Topic: Towards New Perspectives in Research

Author(s): Dr Derek Yach

Place: California

Organization: The Henry J. Kaiser Family Foundation

Description: COHRED’s Working Group on Community Involvement conducted five country case studies, including the following one in Bangladesh.

With a population of about 123 million people, with a majority living in rural areas, Bangladesh faced real problems of community representation. Nearly half of its citizens live in poverty and only 45% of people over 7 years-old are literate. Local government structures are weak in terms of resources and development functions. In this context, NGOs have played an important role in social welfare activities, and later in promoting community participation in development. Bangladesh has an important presence of NGOs, with over 2,000 registered in the area of health and population alone.

The Bangladesh Rural Advancement Committee (BRAC) played a key role in the process of implementing ENHR and housed the ENHR Secretariat. In national workshops on ENHR, NGOs were well represented and even constituted the largest category of participants. Likewise, the National Forum and the Working Group for ENHR have a high proportion of NGO representatives. This is based on the assumption that NGO involvement ensures community participation. The question is: in what sense do NGOs represent communities?
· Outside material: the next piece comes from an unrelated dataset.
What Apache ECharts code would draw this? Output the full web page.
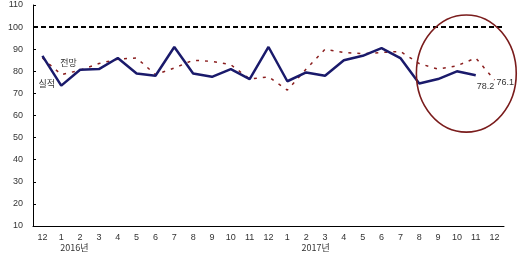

The obvious answer is that NGOs are a community of interests and represent themselves in the ENHR process. But group discussions held in connection with the Bangladesh study suggested more concern with how the NGOs might represent their grass-roots target groups. One view was that there was indirect community participation in ENHR because the NGO representatives belong to organizations that work directly with people at grass-roots level and therefore reflect their health needs and perspectives. A more critical view was that NGO executives attend workshops and sit on committees and have little direct interaction with poor villagers. Lower level (frontline) NGO personnel might be better representatives.